One owner. One person should have single, ultimate accountability for solving the problem, and as Peter Bregman has written in the Harvard Business Review, “Accountability is about delivering on a commitment. It’s responsibility to an outcome, not just a set of tasks.” To the extent that this person’s performance evaluation is based on the project, it should be measured by this standard. Likewise, the individual members of the project team should be evaluated in part based on how well they contributed to a successful solution, rather than strictly on hitting deadlines, budgets, and intermediate milestones.
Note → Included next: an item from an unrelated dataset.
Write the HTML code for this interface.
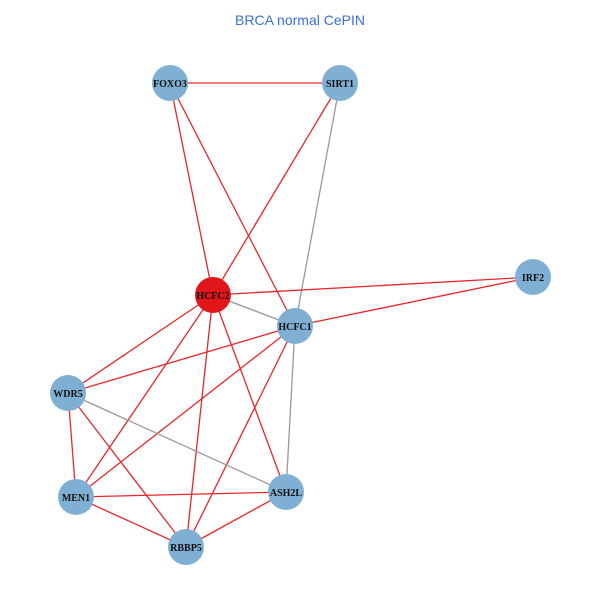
<!DOCTYPE html>
<html><head><style>body{margin:0;background:#fff}</style></head><body>
<svg width="600" height="600" xmlns="http://www.w3.org/2000/svg">
<rect width="600" height="600" fill="#fff"/>
<text x="300" y="25" text-anchor="middle" font-family="Liberation Sans, sans-serif" font-size="14" fill="#3a6fd8">BRCA normal CePIN</text>
<g stroke-width="1.3">
<line x1="170" y1="83" x2="340" y2="83" stroke="#e8262a"/>
<line x1="170" y1="83" x2="213" y2="295" stroke="#e8262a"/>
<line x1="170" y1="83" x2="295" y2="326" stroke="#e8262a"/>
<line x1="340" y1="83" x2="213" y2="295" stroke="#e8262a"/>
<line x1="340" y1="83" x2="295" y2="326" stroke="#999"/>
<line x1="213" y1="295" x2="533" y2="277" stroke="#e8262a"/>
<line x1="295" y1="326" x2="533" y2="277" stroke="#e8262a"/>
<line x1="213" y1="295" x2="295" y2="326" stroke="#999"/>
<line x1="213" y1="295" x2="68" y2="393" stroke="#e8262a"/>
<line x1="213" y1="295" x2="76" y2="497" stroke="#e8262a"/>
<line x1="213" y1="295" x2="186" y2="547" stroke="#e8262a"/>
<line x1="213" y1="295" x2="286" y2="492" stroke="#e8262a"/>
<line x1="295" y1="326" x2="68" y2="393" stroke="#e8262a"/>
<line x1="295" y1="326" x2="76" y2="497" stroke="#e8262a"/>
<line x1="295" y1="326" x2="186" y2="547" stroke="#e8262a"/>
<line x1="295" y1="326" x2="286" y2="492" stroke="#999"/>
<line x1="68" y1="393" x2="76" y2="497" stroke="#e8262a"/>
<line x1="68" y1="393" x2="186" y2="547" stroke="#e8262a"/>
<line x1="68" y1="393" x2="286" y2="492" stroke="#999"/>
<line x1="76" y1="497" x2="286" y2="492" stroke="#e8262a"/>
<line x1="76" y1="497" x2="186" y2="547" stroke="#e8262a"/>
<line x1="186" y1="547" x2="286" y2="492" stroke="#e8262a"/>
</g>
<g fill="#7fb0d4">
<circle cx="170" cy="83" r="18"/>
<circle cx="340" cy="83" r="18"/>
<circle cx="213" cy="295" r="18" fill="#e0161b"/>
<circle cx="295" cy="326" r="18"/>
<circle cx="533" cy="277" r="18"/>
<circle cx="68" cy="393" r="18"/>
<circle cx="76" cy="497" r="18"/>
<circle cx="286" cy="492" r="18"/>
<circle cx="186" cy="547" r="18"/>
</g>
<g font-family="Liberation Serif, serif" font-size="10" font-weight="bold" text-anchor="middle" fill="#111">
<text x="170" y="87">FOXO3</text>
<text x="340" y="87">SIRT1</text>
<text x="213" y="299">HCFC2</text>
<text x="295" y="330">HCFC1</text>
<text x="533" y="281">IRF2</text>
<text x="68" y="397">WDR5</text>
<text x="76" y="501">MEN1</text>
<text x="286" y="496">ASH2L</text>
<text x="186" y="551">RBBP5</text>
</g>
</svg>
</body></html>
Ask, “Are we solving it?” As a project runs its course, people are naturally eager to keep it on schedule, get it done, and then move on to other things. It’s worth stopping occasionally to ask explicitly, “Are we solving the problem?”, and even to delay the project closure if the answer is not a strong “yes.” It can be painful to acknowledge shortcomings and spend more time & money extending the life of a project, especially when you thought you’d be done by now. But the truth is, even if the project is “supposed to be done now,” there will never be an easier time to keep going until you get it right: The work is still fresh in peoples’ minds; the vendors and consultants are still available; project documents haven’t yet been lost or discarded; users or customers aren’t accustomed to the new product yet and will accept further changes readily. If you don’t fix the issues now, it will only be harder and costlier to fix them later.

By applying these tips, managers can ensure that their organizations’ projects are oriented towards truly solving a problem, rather than delivering a costly solution which doesn’t work.